A focused liquid jet formed by a water hammer in a test tube

TL;DR

This study models the formation of a focused liquid jet in a test tube caused by water hammer effects, incorporating pressure wave dynamics and cavitation to explain experimental observations.

Contribution

It introduces a one-dimensional pressure wave model with acoustic impedance mismatching to explain jet formation and cavitation phenomena in water hammer events.

Findings

The model captures unsteady jet features and interface vibrations.

Cavitation onset correlates with increased jet velocity.

Pressure wave interactions explain experimental results.

Abstract

We investigate motion of a gas-liquid interface in a test tube induced by a large acceleration via impulsive force. We conduct simple experiments in which the tube partially filled with a liquid falls under gravity and impacts a rigid floor. A curved gas-liquid interface inside the tube reverses and eventually forms an elongated jet (i.e. the so-called a focused jet). In our experiments, there arises either vibration of the interface or increment in the velocity of a liquid jet accompanied by the onset of cavitation in the liquid column.
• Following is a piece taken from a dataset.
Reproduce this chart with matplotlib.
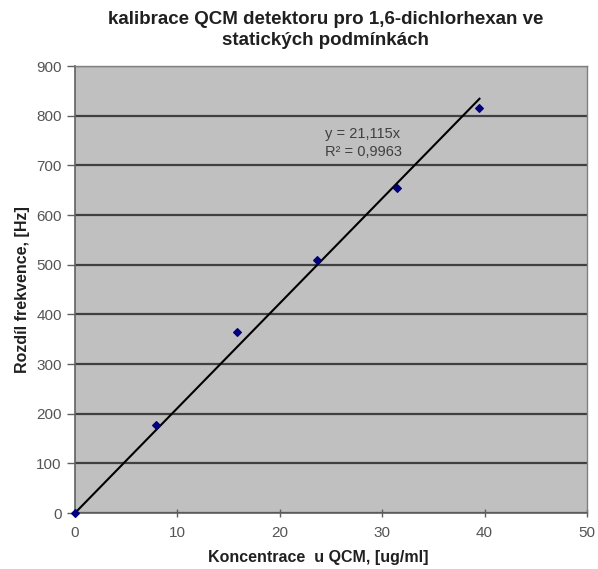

These phenomena cannot be explained by considering pressure impulse in a classical potential flow analysis, which does not account for finite speeds of sound as well as phase change. Here we model such water-hammer events as a result of one-dimensional pressure wave propagation and its interaction with boundaries through acoustic impedance mismatching. The method of characteristics is applied to describe pressure wave interactions and the subsequent cavitation. The proposed model is found to allow us to capture the unsteady features of the liquid jet.